A breakfast at Greater Abyssinia Baptist Church on East 105th Street brought together more than 150 ministers whose support was critical to passing Issue 107 – the District’s first new operating levy in 16 years – in November 2012.
Gordon told the ministers that tests given by the District indicate scores are picking up at least slightly at both the high school and elementary school levels. He said he is not ready to celebrate but sees “signs of hope.”
While solutions won’t come overnight, a clock on the CMSD website underscores the need for action, Gordon said. As of Thursday, the clock, which counts down the days remaining until the levy expires, gave the District 991 more days to reward the voters for their confidence.
“We have to be urgent,” he said. “The clock started at four digits; it’s down to three.”

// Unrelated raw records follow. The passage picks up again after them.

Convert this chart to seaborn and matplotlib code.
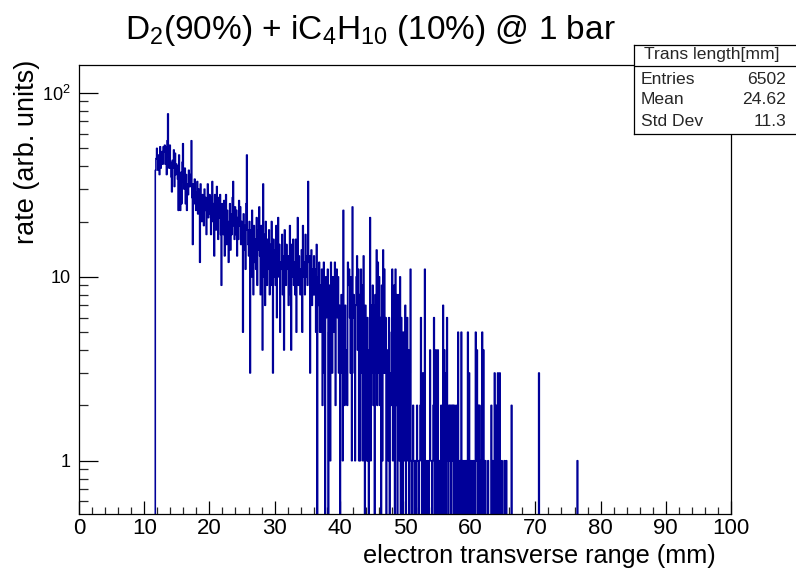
import numpy as np
import pandas as pd
import matplotlib
matplotlib.use("Agg")
import matplotlib.pyplot as plt
from matplotlib.ticker import MultipleLocator, FixedLocator, FixedFormatter, NullFormatter
import seaborn as sns

# ---------------- data ----------------
title_text = r"D$_2$(90%) + iC$_4$H$_{10}$ (10%) @ 1 bar"
x_label = "electron transverse range (mm)"
y_label = "rate (arb. units)"
stats_title = "Trans length[mm]"
stats_names = ["Entries", "Mean", "Std Dev"]
stats_values = ["6502", "24.62", "11.3"]

x_range = [0.0, 100.0]
bin_width_mm = 0.1
first_bin_mm = 11.7
counts = [
    38, 44, 50,
    44, 38, 46, 36, 51, 39, 45, 48, 41, 51,   # 12
    48, 52, 41, 51, 36, 55, 77, 45, 39, 52,   # 13
    42, 35, 29, 43, 39, 49, 31, 47, 36, 41,   # 14
    40, 34, 23, 46, 29, 23, 37, 25, 42, 53,   # 15
    33, 30, 39, 25, 36, 23, 32, 28, 38, 31,   # 16
    31, 36, 55, 27, 15, 32, 25, 34, 29, 23,   # 17
    27, 33, 22, 30, 25, 12, 32, 26, 20, 28,   # 18
    25, 19, 30, 23, 27, 17, 25, 32, 21, 24,   # 19
    28, 22, 17, 27, 33, 20, 25, 13, 28, 23,   # 20
    18, 31, 24, 16, 27, 21, 28, 17, 9, 25,    # 21
    22, 17, 26, 13, 20, 28, 15, 23, 18, 12,   # 22
    20, 25, 14, 22, 17, 27, 33, 19, 16, 24,   # 23
    17, 23, 13, 21, 16, 26, 19, 24, 15, 20,   # 24
    16, 5, 22, 14, 19, 11, 25, 46, 18, 15,    # 25
    13, 20, 3, 18, 10, 23, 15, 8, 19, 12,     # 26
    16, 11, 21, 9, 18, 14, 24, 13, 8, 19,     # 27
    14, 4, 32, 10, 17, 7, 20, 12, 9, 16,      # 28
    11, 18, 8, 15, 9, 20, 13, 3, 16, 10,      # 29
    14, 9, 19, 6, 13, 21, 10, 15, 5, 12,      # 30
    11, 17, 8, 13, 4, 18, 12, 9, 15, 11,      # 31
    13, 7, 11, 19, 8, 4, 15, 10, 16, 9,       # 32
    12, 8, 16, 5, 11, 21, 9, 13, 10, 8,       # 33
    11, 14, 5, 19, 10, 12, 8, 17, 10, 13,     # 34
    9, 33, 12, 13, 3, 11, 14, 7, 11, 8,       # 35
    13, 8, 11, 5, 15, 0, 10, 7, 12, 5,        # 36
    9, 5, 11, 2, 8, 12, 3, 0, 10, 6,          # 37
    7, 11, 0, 5, 9, 1, 12, 7, 3, 10,          # 38
    8, 5, 12, 2, 9, 11, 6, 10, 3, 7,          # 39
    0, 5, 8, 3, 1, 23, 4, 2, 7, 3,            # 40
    4, 2, 12, 9, 11, 6, 3, 10, 1, 24,         # 41
    6, 8, 3, 1, 7, 10, 13, 4, 11, 1,          # 42
    8, 1, 11, 3, 9, 1, 13, 5, 0, 7,           # 43
    2, 1, 6, 1, 0, 4, 21, 1, 7, 3,            # 44
    9, 2, 7, 0, 8, 3, 14, 2, 12, 3,           # 45
    10, 2, 6, 0, 9, 1, 14, 3, 11, 3,          # 46
    6, 0, 4, 3, 1, 6, 0, 3, 2, 5,             # 47
    11, 1, 6, 9, 0, 11, 2, 8, 0, 4,           # 48
    8, 1, 10, 0, 6, 3, 0, 5, 2, 1,            # 49
    7, 0, 5, 6, 1, 4, 0, 3, 11, 1,            # 50
    0, 1, 2, 1, 0, 1, 1, 0, 2, 1,             # 51
    1, 0, 1, 2, 6, 1, 0, 3, 1, 0,             # 52
    11, 1, 0, 1, 0, 1, 0, 1, 4, 1,            # 53
    1, 0, 1, 2, 6, 0, 2, 4, 0, 1,             # 54
    4, 0, 1, 1, 0, 2, 0, 1, 7, 0,             # 55
    4, 1, 0, 3, 6, 1, 0, 2, 1, 2,             # 56
    0, 2, 1, 2, 0, 2, 1, 0, 2, 1,             # 57
    0, 5, 1, 0, 1, 0, 5, 0, 1, 0,             # 58
    1, 0, 1, 0, 1, 0, 5, 0, 3, 1,             # 59
    0, 1, 0, 0, 1, 1, 0, 0, 5, 1,             # 60
    4, 0, 2, 0, 2, 1, 0, 0, 5, 0,             # 61
    4, 1, 0, 1, 0, 0, 0, 1, 0, 0,             # 62
    0, 0, 2, 0, 1, 0, 0, 3, 0, 0,             # 63
    2, 0, 3, 0, 1, 3, 0, 0, 1, 0,             # 64
    0, 0, 1, 0, 0, 1, 0, 0, 0, 0,             # 65
    0, 0, 0, 2, 0, 0, 0, 0, 0, 0,             # 66
    0, 0, 0, 0, 0, 0, 0, 0, 0, 0,             # 67
    0, 0, 0, 0, 0, 0, 0, 0, 0, 0,             # 68
    0, 0, 0, 0, 0, 0, 0, 0, 0, 0,             # 69
    0, 0, 0, 0, 0, 3, 0, 0, 0, 0,             # 70
    0, 0, 0, 0, 0, 0, 0, 0, 0, 0,             # 71
    0, 0, 0, 0, 0, 0, 0, 0, 0, 0,             # 72
    0, 0, 0, 0, 0, 0, 0, 0, 0, 0,             # 73
    0, 0, 0, 0, 0, 0, 0, 0, 0, 0,             # 74
    0, 0, 0, 0, 0, 0, 0, 0, 0, 0,             # 75
    0, 0, 0, 0, 1, 0, 0, 0, 0, 0,             # 76
]
y_range = [0.513, 142.0]
y_tick_values = [1, 10, 100]
y_tick_labels = ["1", "10", r"$10^{2}$"]

# ---------------- style ----------------
sns.set_theme(style="ticks")
plt.rcParams["font.family"] = ["Liberation Sans", "DejaVu Sans"]
plt.rcParams["mathtext.fontset"] = "custom"
plt.rcParams["mathtext.rm"] = "Liberation Sans"
plt.rcParams["mathtext.it"] = "Liberation Sans:italic"
plt.rcParams["mathtext.default"] = "regular"

W, H = 796, 571
fig = plt.figure(figsize=(W / 100, H / 100), dpi=100)
fig.patch.set_facecolor("white")

L, R, T, B = 79, 731, 65, 514
ax = fig.add_axes([L / W, 1 - B / H, (R - L) / W, (B - T) / H])
ax.set_facecolor("white")

n = len(counts)
centers = first_bin_mm + bin_width_mm * (np.arange(n) + 0.5)
df = pd.DataFrame({"x": centers, "w": counts})

sns.histplot(data=df, x="x", weights="w", binwidth=bin_width_mm, binrange=tuple(x_range),
             element="step", fill=False, color="#000099", linewidth=1.15, ax=ax)
ax.set_yscale("log", nonpositive="clip")
ax.set_xlim(*x_range)
ax.set_ylim(*y_range)
ax.set_xlabel("")
ax.set_ylabel("")

for s in ax.spines.values():
    s.set_visible(True)
    s.set_color("black")
    s.set_linewidth(0.9)

ax.xaxis.set_major_locator(MultipleLocator(10))
ax.xaxis.set_minor_locator(MultipleLocator(2))
ax.yaxis.set_major_locator(FixedLocator(y_tick_values))
ax.yaxis.set_major_formatter(FixedFormatter(y_tick_labels))
ax.yaxis.set_minor_locator(FixedLocator([0.6, 0.7, 0.8, 0.9, 2, 3, 4, 5, 6, 7, 8, 9,
                                         20, 30, 40, 50, 60, 70, 80, 90]))
ax.yaxis.set_minor_formatter(NullFormatter())
ax.tick_params(axis="x", which="major", direction="in", length=9.5, width=0.9,
               top=False, labelsize=16, pad=3, colors="black")
ax.tick_params(axis="x", which="minor", direction="in", length=4.7, width=0.9, top=False)
ax.tick_params(axis="y", which="major", direction="in", length=13.5, width=0.9,
               right=False, labelsize=13, pad=6, colors="black")
ax.tick_params(axis="y", which="minor", direction="in", length=6.5, width=0.9, right=False)

# titles
fig.text(370 / W, 1 - 30 / H, title_text, ha="center", va="center", fontsize=24, color="black")
fig.text(716 / W, 1 - 556 / H, x_label, ha="right", va="center", fontsize=18.2, color="black")
fig.text(27 / W, 1 - 60 / H, y_label, ha="center", va="top", rotation=90, fontsize=19.5,
         color="black")

# stats box
bx0, bx1, by0, by1 = 634, 798, 45, 134
sb = fig.add_axes([bx0 / W, 1 - by1 / H, (bx1 - bx0) / W, (by1 - by0) / H])
sb.set_xlim(bx0, bx1)
sb.set_ylim(by1, by0)
sb.set_xticks([])
sb.set_yticks([])
sb.set_facecolor("white")
for s in sb.spines.values():
    s.set_color("black")
    s.set_linewidth(0.9)
sb.axhline(66, color="black", linewidth=0.9)
sb.text((bx0 + 786) / 2 + 2, 55, stats_title, ha="center", va="center", fontsize=12.6)
for name, val, yy in zip(stats_names, stats_values, [79, 100, 121]):
    sb.text(641, yy, name, ha="left", va="center", fontsize=12.6)
    sb.text(786, yy, val, ha="right", va="center", fontsize=12.6)

fig.savefig("out.png", dpi=100, facecolor="white")
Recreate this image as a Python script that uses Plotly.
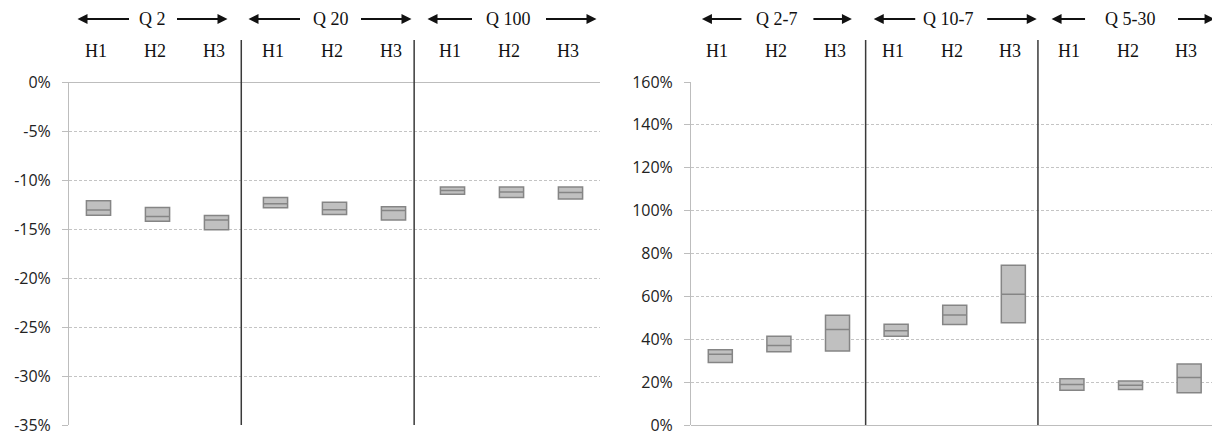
import plotly.graph_objects as go

# ---------------- data ----------------
h_labels = ["H1", "H2", "H3"]
left_groups = ["Q 2", "Q 20", "Q 100"]
right_groups = ["Q 2-7", "Q 10-7", "Q 5-30"]

# values in percent
left_q1 = [-13.6, -14.22, -15.07, -12.84, -13.51, -14.09, -11.45, -11.79, -11.93]
left_med = [-13.07, -13.72, -14.09, -12.43, -13.04, -13.11, -11.08, -11.22, -11.28]
left_q3 = [-12.13, -12.8, -13.61, -11.79, -12.26, -12.74, -10.71, -10.71, -10.71]

right_q1 = [29.1, 34.2, 34.5, 41.4, 46.9, 47.7, 16.2, 16.6, 15.0]
right_med = [32.95, 37.1, 44.6, 44.0, 51.3, 61.0, 18.9, 18.5, 22.1]
right_q3 = [35.1, 41.4, 51.2, 47.0, 55.9, 74.5, 21.6, 20.5, 28.5]

left_ticks = [0, -5, -10, -15, -20, -25, -30, -35]
left_tick_labels = ["0%", "-5%", "-10%", "-15%", "-20%", "-25%", "-30%", "-35%"]
right_ticks = [0, 20, 40, 60, 80, 100, 120, 140, 160]
right_tick_labels = ["0%", "20%", "40%", "60%", "80%", "100%", "120%", "140%", "160%"]

# ---------------- style ----------------
W, H = 1212, 437
TOP, BOT = 82, 12
FILL = "#c0c0c0"
EDGE = "#858585"
SERIF = "Liberation Serif, Times New Roman, serif"
SANS = "Open Sans, Liberation Sans, sans-serif"

positions = list(range(9))
cat_labels = [h for _ in range(3) for h in h_labels]

fig = go.Figure()


def add_box(vals_q1, vals_med, vals_q3, xa, ya):
    fig.add_trace(go.Box(
        x=positions,
        q1=[v / 100 for v in vals_q1],
        median=[v / 100 for v in vals_med],
        q3=[v / 100 for v in vals_q3],
        lowerfence=[v / 100 for v in vals_q1],
        upperfence=[v / 100 for v in vals_q3],
        width=0.41,
        whiskerwidth=0,
        fillcolor=FILL,
        line=dict(color=EDGE, width=1.5),
        xaxis=xa, yaxis=ya,
        showlegend=False,
        hoverinfo="skip",
    ))


add_box(left_q1, left_med, left_q3, "x", "y")
add_box(right_q1, right_med, right_q3, "x2", "y2")

axis_common = dict(
    showgrid=False, zeroline=False, showline=False, showticklabels=False,
    ticks="", fixedrange=True,
)
yaxis_common = dict(
    showgrid=True, gridcolor="#c4c4c4", griddash="3px,2px", gridwidth=1,
    zeroline=True, zerolinecolor="#bdbdbd", zerolinewidth=1,
    showline=True, linecolor="#bdbdbd", linewidth=1,
    ticks="outside", ticklen=6, tickcolor="#bdbdbd",
    tickfont=dict(family=SANS, size=16, color="#222222"),
    ticklabelstandoff=8, automargin=False, ticklabeloverflow="allow",
    fixedrange=True,
)

fig.update_layout(
    width=W, height=H,
    margin=dict(l=0, r=0, t=TOP, b=BOT, autoexpand=False),
    paper_bgcolor="white", plot_bgcolor="white",
    xaxis=dict(domain=[69 / W, 600 / W], range=[-0.5, 8.5], **axis_common),
    xaxis2=dict(domain=[691 / W, 1.0], range=[-0.5, 8.39], anchor="y2", **axis_common),
    yaxis=dict(range=[-0.35, 0], tickvals=[v / 100 for v in left_ticks],
               ticktext=left_tick_labels, anchor="x", **yaxis_common),
    yaxis2=dict(range=[0, 1.6], tickvals=[v / 100 for v in right_ticks],
                ticktext=right_tick_labels, anchor="x2", **yaxis_common),
)

plot_h = H - TOP - BOT
div_top = 1 + 42 / plot_h

# dividers between groups
for xref, divs in (("x", [2.42, 5.35]), ("x2", [2.48, 5.42])):
    for d in divs:
        fig.add_shape(type="line", xref=xref, yref="paper", x0=d, x1=d, y0=0, y1=div_top,
                      line=dict(color="#3a3a3a", width=1.5))

# H labels
for xref in ("x", "x2"):
    for p, lab in zip(positions, cat_labels):
        fig.add_annotation(x=p, y=1, xref=xref, yref="paper", text=lab, showarrow=False,
                           yanchor="middle", yshift=31, xshift=-3,
                           font=dict(family=SERIF, size=18, color="#111111"))

# group headers with arrows: (label, xref, center x, text shift, left arrow px span, right arrow px span)
headers = [
    (left_groups[0], "x", 1, -5, (-75, -22), (23, 75)),
    (left_groups[1], "x", 4, -4, (-82, -29), (29, 81)),
    (left_groups[2], "x", 7, -3, (-81, -35), (36, 88)),
    (right_groups[0], "x2", 1, -2, (-75, -34), (35, 75)),
    (right_groups[1], "x2", 4, -6, (-75, -32), (37, 88)),
    (right_groups[2], "x2", 7, 0, (-79, -44), (46, 84)),
]
for lab, xref, cx, shift, la, ra in headers:
    fig.add_annotation(x=cx, y=1, xref=xref, yref="paper", text=lab, showarrow=False,
                       yanchor="middle", yshift=63, xshift=shift,
                       font=dict(family=SERIF, size=18, color="#111111"))
    # left-pointing arrow: head at la[0], tail at la[1]
    fig.add_annotation(x=cx, y=1, xref=xref, yref="paper", text="", showarrow=True,
                       xshift=shift + la[0], yshift=63, ax=la[1] - la[0], ay=0,
                       arrowhead=2, arrowsize=1, arrowwidth=2, arrowcolor="#111111")
    # right-pointing arrow
    fig.add_annotation(x=cx, y=1, xref=xref, yref="paper", text="", showarrow=True,
                       xshift=shift + ra[1], yshift=63, ax=ra[0] - ra[1], ay=0,
                       arrowhead=2, arrowsize=1, arrowwidth=2, arrowcolor="#111111")

fig.write_html(
    "out.html",
    config={"displayModeBar": False, "staticPlot": True},
    post_script="document.body.style.margin='0px';document.body.style.overflow='hidden';",
)
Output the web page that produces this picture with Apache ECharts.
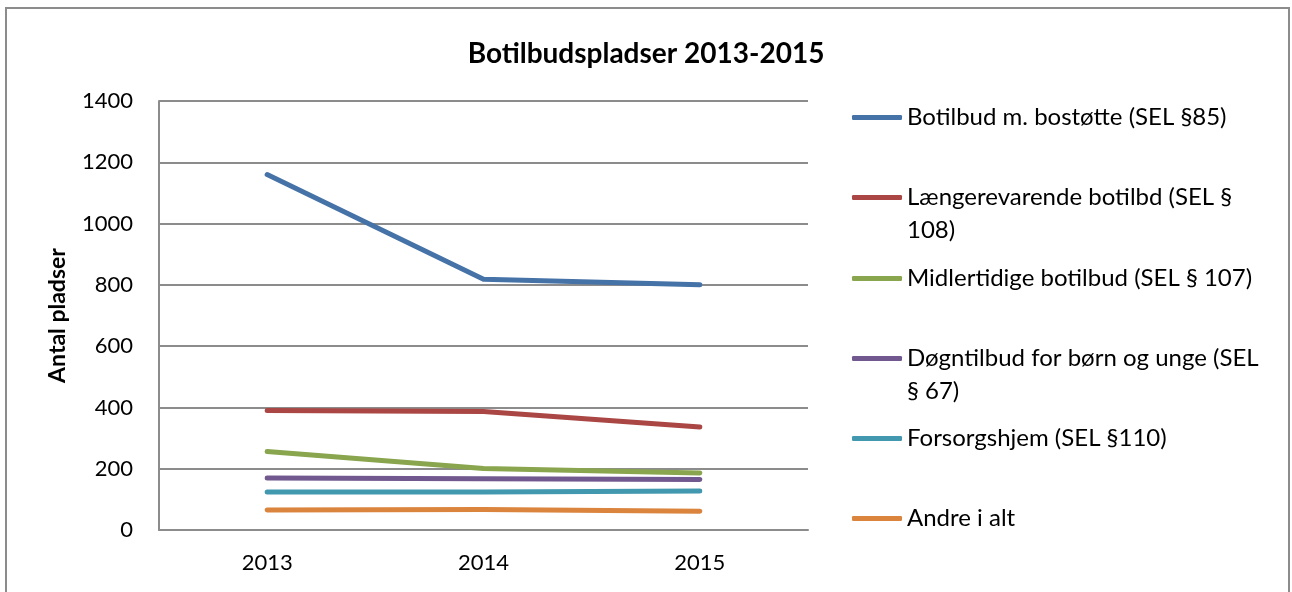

The progress report delivered at the breakfast covered a number of areas targeted by The Cleveland Plan, CMSD’s state-approved blueprint for reform:
Gordon said CMSD is reshaping its workforce with stronger teacher evaluation and a system of pay based on performance and skills, not just seniority. With a wave of retirements expected, he said CMSD will aggressively search for teachers who believe in the District’s mission.
“We have to be careful not to get the people who come to Cleveland only because they have to,” said Gordon, who urged the clergy to join building-level teams that will make the selections. “We have to get people who want to do what we do.”
Drawing applause, he said a task force will soon present a plan through which CMSD and other providers will expand access to quality prekindergarten. He said an initial 800 to 1,000 seats will be added this fall.
CMSD is putting resources into its lowest performing schools, also known as Investment Schools, while creating new models that give students and families more high-quality options. Four new schools will open in the fall: an “early college” high school on the West Side that will be operated by Bard College of New York, a digital-arts high school downtown and two small schools at John F. Kennedy High School that will require students to demonstrate “mastery” of skills to advance.
Student-based budgeting will transfer control of most spending to schools based on their particular priorities. Schools
that continue to lose students will lose funding, but Gordon said the strategy will shift resources to schools where the money is most needed.
Gordon said the Board of Education could ask voters to extend payments on a 2001 bond issue that, along with state funds, has paid to build and renovate schools. Gordon said the District will need money for preventive maintenance on the schools as the buildings age.
During a question-and-answer period, Bishop Tony Minor, pastor of Community of Faith Assembly, pressed Gordon to set specific expectations for the next 18 months. Gordon said the District should improve on a 61 percent graduation rate and raise long-flat results on the National Assessment of Educational Progress, reading and math tests that are taken by fourth- and eighth-graders.
Minor said he would have preferred that Gordon provide exact targets but was satisfied with the response.
“It gives us something to look forward to and hold him and his team accountable for,” Minor said.
The Rev. E.T. Caviness, pastor of Greater Abyssinia, lauded Gordon and said he was addressing the District’s challenges.
“All positive stuff,” Caviness said as the crowd left the church hall. “Marvelous morning.”